╭─ Dataset excerpts
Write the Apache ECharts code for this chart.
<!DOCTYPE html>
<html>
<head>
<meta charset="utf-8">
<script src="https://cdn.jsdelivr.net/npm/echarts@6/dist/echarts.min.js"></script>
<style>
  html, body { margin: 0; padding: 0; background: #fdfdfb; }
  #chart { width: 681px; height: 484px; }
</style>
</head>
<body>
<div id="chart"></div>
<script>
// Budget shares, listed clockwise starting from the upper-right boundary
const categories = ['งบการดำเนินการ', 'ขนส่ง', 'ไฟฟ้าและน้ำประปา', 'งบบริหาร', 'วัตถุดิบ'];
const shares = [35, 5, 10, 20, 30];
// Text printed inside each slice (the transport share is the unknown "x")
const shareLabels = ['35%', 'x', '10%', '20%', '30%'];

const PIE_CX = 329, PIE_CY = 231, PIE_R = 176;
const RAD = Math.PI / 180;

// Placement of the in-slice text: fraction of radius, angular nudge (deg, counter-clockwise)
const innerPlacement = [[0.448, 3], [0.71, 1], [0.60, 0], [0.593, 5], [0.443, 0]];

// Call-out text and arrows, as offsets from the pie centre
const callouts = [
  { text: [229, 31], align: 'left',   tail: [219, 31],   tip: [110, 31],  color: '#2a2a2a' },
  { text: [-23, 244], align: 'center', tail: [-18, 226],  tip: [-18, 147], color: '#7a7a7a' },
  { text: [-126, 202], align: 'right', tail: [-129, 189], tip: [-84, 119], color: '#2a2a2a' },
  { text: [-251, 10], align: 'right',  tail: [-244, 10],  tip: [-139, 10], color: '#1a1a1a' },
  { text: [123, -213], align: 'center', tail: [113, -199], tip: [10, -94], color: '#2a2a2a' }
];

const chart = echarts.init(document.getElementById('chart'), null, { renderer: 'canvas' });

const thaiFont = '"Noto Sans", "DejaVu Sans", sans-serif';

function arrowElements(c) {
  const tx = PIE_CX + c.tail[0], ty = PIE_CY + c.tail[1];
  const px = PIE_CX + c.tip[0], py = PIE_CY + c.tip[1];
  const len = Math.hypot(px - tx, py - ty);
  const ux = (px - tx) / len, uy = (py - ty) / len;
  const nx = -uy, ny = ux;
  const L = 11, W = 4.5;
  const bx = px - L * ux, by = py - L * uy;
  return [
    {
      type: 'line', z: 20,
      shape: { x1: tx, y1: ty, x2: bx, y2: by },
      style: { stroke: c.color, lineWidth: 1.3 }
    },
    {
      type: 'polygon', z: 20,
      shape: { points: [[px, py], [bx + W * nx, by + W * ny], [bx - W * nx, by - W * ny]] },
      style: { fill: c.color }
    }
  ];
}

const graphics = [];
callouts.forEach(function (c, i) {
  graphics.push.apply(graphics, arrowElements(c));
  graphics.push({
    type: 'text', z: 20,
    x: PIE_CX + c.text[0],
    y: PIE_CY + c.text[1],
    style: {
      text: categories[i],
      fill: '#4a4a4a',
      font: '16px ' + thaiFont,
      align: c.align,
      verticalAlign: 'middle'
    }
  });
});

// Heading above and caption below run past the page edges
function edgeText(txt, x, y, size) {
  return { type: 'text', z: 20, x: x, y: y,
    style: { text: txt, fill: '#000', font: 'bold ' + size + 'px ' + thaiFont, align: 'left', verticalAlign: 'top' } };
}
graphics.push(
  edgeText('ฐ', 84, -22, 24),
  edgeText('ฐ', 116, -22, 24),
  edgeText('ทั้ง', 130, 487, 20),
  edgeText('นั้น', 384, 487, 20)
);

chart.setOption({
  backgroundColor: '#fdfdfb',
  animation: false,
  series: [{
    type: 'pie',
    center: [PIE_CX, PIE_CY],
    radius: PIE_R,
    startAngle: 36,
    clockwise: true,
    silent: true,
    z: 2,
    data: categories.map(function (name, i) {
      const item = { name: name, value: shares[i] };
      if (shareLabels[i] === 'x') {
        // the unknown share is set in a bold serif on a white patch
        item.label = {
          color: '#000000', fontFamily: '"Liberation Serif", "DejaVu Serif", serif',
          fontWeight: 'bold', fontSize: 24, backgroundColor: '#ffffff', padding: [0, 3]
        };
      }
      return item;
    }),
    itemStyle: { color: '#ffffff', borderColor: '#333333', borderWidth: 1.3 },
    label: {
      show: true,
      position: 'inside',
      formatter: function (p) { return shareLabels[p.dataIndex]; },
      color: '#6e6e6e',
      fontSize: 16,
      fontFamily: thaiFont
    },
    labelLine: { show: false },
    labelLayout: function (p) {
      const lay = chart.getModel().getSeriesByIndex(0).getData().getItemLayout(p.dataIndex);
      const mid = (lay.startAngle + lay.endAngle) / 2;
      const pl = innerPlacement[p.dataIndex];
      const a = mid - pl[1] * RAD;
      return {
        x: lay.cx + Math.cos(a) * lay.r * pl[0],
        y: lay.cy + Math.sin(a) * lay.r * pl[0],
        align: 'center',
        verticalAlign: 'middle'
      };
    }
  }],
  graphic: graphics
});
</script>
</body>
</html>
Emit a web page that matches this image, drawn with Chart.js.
╰─
Task details — Return each entry from the material above exactly as it appears.

Response for this exercise —
Write the Apache ECharts code for this chart.
<!DOCTYPE html>
<html>
<head>
<meta charset="utf-8">
<script src="https://cdn.jsdelivr.net/npm/echarts@6/dist/echarts.min.js"></script>
<style>
  html, body { margin: 0; padding: 0; background: #fdfdfb; }
  #chart { width: 681px; height: 484px; }
</style>
</head>
<body>
<div id="chart"></div>
<script>
// Budget shares, listed clockwise starting from the upper-right boundary
const categories = ['งบการดำเนินการ', 'ขนส่ง', 'ไฟฟ้าและน้ำประปา', 'งบบริหาร', 'วัตถุดิบ'];
const shares = [35, 5, 10, 20, 30];
// Text printed inside each slice (the transport share is the unknown "x")
const shareLabels = ['35%', 'x', '10%', '20%', '30%'];

const PIE_CX = 329, PIE_CY = 231, PIE_R = 176;
const RAD = Math.PI / 180;

// Placement of the in-slice text: fraction of radius, angular nudge (deg, counter-clockwise)
const innerPlacement = [[0.448, 3], [0.71, 1], [0.60, 0], [0.593, 5], [0.443, 0]];

// Call-out text and arrows, as offsets from the pie centre
const callouts = [
  { text: [229, 31], align: 'left',   tail: [219, 31],   tip: [110, 31],  color: '#2a2a2a' },
  { text: [-23, 244], align: 'center', tail: [-18, 226],  tip: [-18, 147], color: '#7a7a7a' },
  { text: [-126, 202], align: 'right', tail: [-129, 189], tip: [-84, 119], color: '#2a2a2a' },
  { text: [-251, 10], align: 'right',  tail: [-244, 10],  tip: [-139, 10], color: '#1a1a1a' },
  { text: [123, -213], align: 'center', tail: [113, -199], tip: [10, -94], color: '#2a2a2a' }
];

const chart = echarts.init(document.getElementById('chart'), null, { renderer: 'canvas' });

const thaiFont = '"Noto Sans", "DejaVu Sans", sans-serif';

function arrowElements(c) {
  const tx = PIE_CX + c.tail[0], ty = PIE_CY + c.tail[1];
  const px = PIE_CX + c.tip[0], py = PIE_CY + c.tip[1];
  const len = Math.hypot(px - tx, py - ty);
  const ux = (px - tx) / len, uy = (py - ty) / len;
  const nx = -uy, ny = ux;
  const L = 11, W = 4.5;
  const bx = px - L * ux, by = py - L * uy;
  return [
    {
      type: 'line', z: 20,
      shape: { x1: tx, y1: ty, x2: bx, y2: by },
      style: { stroke: c.color, lineWidth: 1.3 }
    },
    {
      type: 'polygon', z: 20,
      shape: { points: [[px, py], [bx + W * nx, by + W * ny], [bx - W * nx, by - W * ny]] },
      style: { fill: c.color }
    }
  ];
}

const graphics = [];
callouts.forEach(function (c, i) {
  graphics.push.apply(graphics, arrowElements(c));
  graphics.push({
    type: 'text', z: 20,
    x: PIE_CX + c.text[0],
    y: PIE_CY + c.text[1],
    style: {
      text: categories[i],
      fill: '#4a4a4a',
      font: '16px ' + thaiFont,
      align: c.align,
      verticalAlign: 'middle'
    }
  });
});

// Heading above and caption below run past the page edges
function edgeText(txt, x, y, size) {
  return { type: 'text', z: 20, x: x, y: y,
    style: { text: txt, fill: '#000', font: 'bold ' + size + 'px ' + thaiFont, align: 'left', verticalAlign: 'top' } };
}
graphics.push(
  edgeText('ฐ', 84, -22, 24),
  edgeText('ฐ', 116, -22, 24),
  edgeText('ทั้ง', 130, 487, 20),
  edgeText('นั้น', 384, 487, 20)
);

chart.setOption({
  backgroundColor: '#fdfdfb',
  animation: false,
  series: [{
    type: 'pie',
    center: [PIE_CX, PIE_CY],
    radius: PIE_R,
    startAngle: 36,
    clockwise: true,
    silent: true,
    z: 2,
    data: categories.map(function (name, i) {
      const item = { name: name, value: shares[i] };
      if (shareLabels[i] === 'x') {
        // the unknown share is set in a bold serif on a white patch
        item.label = {
          color: '#000000', fontFamily: '"Liberation Serif", "DejaVu Serif", serif',
          fontWeight: 'bold', fontSize: 24, backgroundColor: '#ffffff', padding: [0, 3]
        };
      }
      return item;
    }),
    itemStyle: { color: '#ffffff', borderColor: '#333333', borderWidth: 1.3 },
    label: {
      show: true,
      position: 'inside',
      formatter: function (p) { return shareLabels[p.dataIndex]; },
      color: '#6e6e6e',
      fontSize: 16,
      fontFamily: thaiFont
    },
    labelLine: { show: false },
    labelLayout: function (p) {
      const lay = chart.getModel().getSeriesByIndex(0).getData().getItemLayout(p.dataIndex);
      const mid = (lay.startAngle + lay.endAngle) / 2;
      const pl = innerPlacement[p.dataIndex];
      const a = mid - pl[1] * RAD;
      return {
        x: lay.cx + Math.cos(a) * lay.r * pl[0],
        y: lay.cy + Math.sin(a) * lay.r * pl[0],
        align: 'center',
        verticalAlign: 'middle'
      };
    }
  }],
  graphic: graphics
});
</script>
</body>
</html>
Emit a web page that matches this image, drawn with Chart.js.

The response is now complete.